First, a little on the current regulatory status of medication guides, which are also sometimes referred to as “patient package inserts,” or “patient brochures.”  They are “FDA-approved patient labeling conforming to the [Agency’s] specifications.” 21 C.F.R. §208.3(h).  Such guides were authorized by the FDA in 1998 under 21 C.F.R. §208.1, which states:

(a) This part sets forth requirements for patient labeling for human prescription drug products, including biological products, that the Food and Drug Administration (FDA) determines pose a serious and significant public health concern requiring distribution of FDA-approved patient information. . .

(b) The purpose of patient labeling for human prescription drug products required under this part is to provide information when the FDA determines in writing that it is necessary to patients’ safe and effective use of drug products.

(c) Patient labeling will be required if the FDA determines that one or more of the following circumstances exists:

(1) The drug product is one for which patient labeling could help prevent serious adverse effects.

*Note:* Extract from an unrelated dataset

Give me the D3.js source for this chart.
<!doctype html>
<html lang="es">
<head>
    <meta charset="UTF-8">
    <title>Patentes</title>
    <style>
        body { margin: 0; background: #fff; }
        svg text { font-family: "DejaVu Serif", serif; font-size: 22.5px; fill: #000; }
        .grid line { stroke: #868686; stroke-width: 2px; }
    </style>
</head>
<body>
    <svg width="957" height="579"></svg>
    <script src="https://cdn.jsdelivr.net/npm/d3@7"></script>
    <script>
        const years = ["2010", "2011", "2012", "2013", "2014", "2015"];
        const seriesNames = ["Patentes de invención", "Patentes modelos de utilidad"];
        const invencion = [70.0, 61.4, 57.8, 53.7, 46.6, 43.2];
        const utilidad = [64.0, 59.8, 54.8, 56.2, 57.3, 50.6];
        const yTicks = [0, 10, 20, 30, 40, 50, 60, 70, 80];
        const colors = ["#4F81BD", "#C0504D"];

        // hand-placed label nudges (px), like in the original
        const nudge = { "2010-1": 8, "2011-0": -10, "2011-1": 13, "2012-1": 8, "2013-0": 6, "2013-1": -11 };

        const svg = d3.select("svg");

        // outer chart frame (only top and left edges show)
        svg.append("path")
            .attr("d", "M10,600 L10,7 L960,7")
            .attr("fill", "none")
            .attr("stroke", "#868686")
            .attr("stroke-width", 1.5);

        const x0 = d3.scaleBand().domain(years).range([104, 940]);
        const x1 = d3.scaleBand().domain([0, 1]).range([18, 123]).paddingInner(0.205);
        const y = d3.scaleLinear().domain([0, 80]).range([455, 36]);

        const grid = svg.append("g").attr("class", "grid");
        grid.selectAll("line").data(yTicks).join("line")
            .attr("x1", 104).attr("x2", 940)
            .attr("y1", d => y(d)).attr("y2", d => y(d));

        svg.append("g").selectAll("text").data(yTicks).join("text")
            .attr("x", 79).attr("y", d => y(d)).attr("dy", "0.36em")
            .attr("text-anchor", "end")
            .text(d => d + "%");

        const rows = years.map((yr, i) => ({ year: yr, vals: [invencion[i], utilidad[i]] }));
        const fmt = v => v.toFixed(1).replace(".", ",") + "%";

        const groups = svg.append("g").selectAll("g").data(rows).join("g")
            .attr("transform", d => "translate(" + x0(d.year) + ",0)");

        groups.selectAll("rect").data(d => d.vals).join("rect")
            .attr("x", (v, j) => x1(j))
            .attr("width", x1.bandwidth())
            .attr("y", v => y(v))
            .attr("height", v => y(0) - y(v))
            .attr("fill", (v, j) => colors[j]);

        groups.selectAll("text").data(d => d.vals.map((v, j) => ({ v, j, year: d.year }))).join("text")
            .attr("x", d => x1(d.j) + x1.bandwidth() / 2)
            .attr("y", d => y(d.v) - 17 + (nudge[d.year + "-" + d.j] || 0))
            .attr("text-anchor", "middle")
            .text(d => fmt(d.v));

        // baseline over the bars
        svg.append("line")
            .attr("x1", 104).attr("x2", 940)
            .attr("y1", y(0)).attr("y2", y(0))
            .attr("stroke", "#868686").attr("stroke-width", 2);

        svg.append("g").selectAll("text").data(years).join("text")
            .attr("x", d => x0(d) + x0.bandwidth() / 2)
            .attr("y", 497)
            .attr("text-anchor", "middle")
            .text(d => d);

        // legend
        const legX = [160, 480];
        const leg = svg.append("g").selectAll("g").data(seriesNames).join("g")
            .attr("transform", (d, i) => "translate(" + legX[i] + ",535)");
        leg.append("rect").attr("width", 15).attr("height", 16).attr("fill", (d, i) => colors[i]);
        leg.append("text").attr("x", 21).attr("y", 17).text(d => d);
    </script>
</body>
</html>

(2) The drug product is one that has serious risk(s) (relative to benefits) of which patients should be made aware because information concerning the risk(s) could affect patients’ decision to use, or to continue to use, the product.

(3) The drug product is important to health and patient adherence to directions for use is crucial to the drug’s effectiveness.

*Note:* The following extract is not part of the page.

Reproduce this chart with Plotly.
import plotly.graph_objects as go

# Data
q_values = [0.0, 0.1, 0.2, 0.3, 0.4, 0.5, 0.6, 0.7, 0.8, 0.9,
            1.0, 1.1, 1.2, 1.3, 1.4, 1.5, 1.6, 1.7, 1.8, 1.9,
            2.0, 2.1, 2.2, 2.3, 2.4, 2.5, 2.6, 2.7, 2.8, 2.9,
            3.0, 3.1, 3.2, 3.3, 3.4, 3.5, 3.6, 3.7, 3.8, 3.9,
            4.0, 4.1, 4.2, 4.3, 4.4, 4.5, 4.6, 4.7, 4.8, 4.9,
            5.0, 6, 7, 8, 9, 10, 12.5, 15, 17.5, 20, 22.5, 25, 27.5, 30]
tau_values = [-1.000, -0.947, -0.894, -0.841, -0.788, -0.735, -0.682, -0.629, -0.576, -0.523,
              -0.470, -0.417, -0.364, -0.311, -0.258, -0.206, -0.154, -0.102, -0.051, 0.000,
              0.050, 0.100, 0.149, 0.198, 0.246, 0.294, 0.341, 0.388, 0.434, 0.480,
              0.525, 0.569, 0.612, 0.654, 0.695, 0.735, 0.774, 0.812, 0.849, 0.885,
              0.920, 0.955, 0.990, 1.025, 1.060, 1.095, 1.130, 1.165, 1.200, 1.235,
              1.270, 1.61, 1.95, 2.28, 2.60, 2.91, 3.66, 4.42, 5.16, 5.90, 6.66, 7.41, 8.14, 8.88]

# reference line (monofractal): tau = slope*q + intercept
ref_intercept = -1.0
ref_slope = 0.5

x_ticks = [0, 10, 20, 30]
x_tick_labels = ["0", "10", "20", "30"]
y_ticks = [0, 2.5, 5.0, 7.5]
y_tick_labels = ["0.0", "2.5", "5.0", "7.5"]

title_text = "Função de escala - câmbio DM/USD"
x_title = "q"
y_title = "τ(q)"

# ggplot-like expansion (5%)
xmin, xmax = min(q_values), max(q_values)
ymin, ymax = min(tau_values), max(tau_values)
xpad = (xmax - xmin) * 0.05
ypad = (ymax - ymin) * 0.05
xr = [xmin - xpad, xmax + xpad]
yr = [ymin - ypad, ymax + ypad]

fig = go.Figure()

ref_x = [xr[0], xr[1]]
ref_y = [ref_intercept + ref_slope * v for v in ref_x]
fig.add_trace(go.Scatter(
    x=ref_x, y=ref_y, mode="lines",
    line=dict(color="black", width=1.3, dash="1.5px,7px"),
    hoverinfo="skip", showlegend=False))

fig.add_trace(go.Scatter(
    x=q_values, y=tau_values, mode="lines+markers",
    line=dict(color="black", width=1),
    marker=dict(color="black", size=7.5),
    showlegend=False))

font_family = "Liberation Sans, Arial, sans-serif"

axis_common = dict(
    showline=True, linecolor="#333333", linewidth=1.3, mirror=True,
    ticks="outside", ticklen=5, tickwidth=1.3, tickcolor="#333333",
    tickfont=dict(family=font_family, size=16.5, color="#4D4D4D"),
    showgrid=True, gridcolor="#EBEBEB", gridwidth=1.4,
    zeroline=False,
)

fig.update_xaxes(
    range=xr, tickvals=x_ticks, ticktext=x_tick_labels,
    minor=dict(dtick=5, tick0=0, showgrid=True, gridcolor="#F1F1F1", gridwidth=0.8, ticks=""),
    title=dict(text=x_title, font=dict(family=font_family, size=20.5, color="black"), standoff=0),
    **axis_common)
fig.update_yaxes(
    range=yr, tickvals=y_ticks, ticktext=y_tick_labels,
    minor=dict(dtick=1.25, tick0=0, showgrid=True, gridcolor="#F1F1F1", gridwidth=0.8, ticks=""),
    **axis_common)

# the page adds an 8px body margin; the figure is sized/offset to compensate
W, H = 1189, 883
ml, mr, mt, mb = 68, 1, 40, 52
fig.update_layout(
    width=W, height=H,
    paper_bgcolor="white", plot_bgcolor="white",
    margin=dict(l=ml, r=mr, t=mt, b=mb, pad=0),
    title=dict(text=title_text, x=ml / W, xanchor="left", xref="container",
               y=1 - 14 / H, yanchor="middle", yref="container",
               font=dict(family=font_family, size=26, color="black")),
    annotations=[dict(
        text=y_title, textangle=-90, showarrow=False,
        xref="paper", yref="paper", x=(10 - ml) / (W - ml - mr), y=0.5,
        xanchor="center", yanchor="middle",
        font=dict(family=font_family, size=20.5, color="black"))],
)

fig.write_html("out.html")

Emphasis added.  See also 21 C.F.R. §208.24(a) (“The manufacturer of a drug product for which a Medication Guide is required under this part shall obtain FDA approval of the Medication Guide before the Medication Guide may be distributed”) (emphasis added); 21 C.F.R. § 201.57(c)(18) (requiring all “FDA-approved patient labeling” to appear in the “Patient counseling information” section of drug labeling).

We added all this emphasis to underscore the point that requiring a medication guide – as distinguished from what it might say − is another of those decisions that requires FDA pre-approval.  See Bartlett v. Mutual Pharmaceutical Co., 2010 WL 3659789, at *5 (D.N.H. Sept. 14, 2010) (“FDA may require that a drug be accompanied by a medication guide”) (citing §208.1).  As we’ve explained elsewhere, a mandate for FDA pre-approval such as this calls into play the Mensing/Bartlett impossibility preemption rationale, since a hypothetical state immediate tort duty to include a medication guide would conflict with the federal agency preapproval requirement.  Bowdrie v. Sun Pharmaceutical Industries Ltd., 909 F. Supp. 2d 179, 186 (E.D.N.Y. 2012) (finding preemption because “a specific FDA directive, is a necessary predicate to . . . any medication guide”).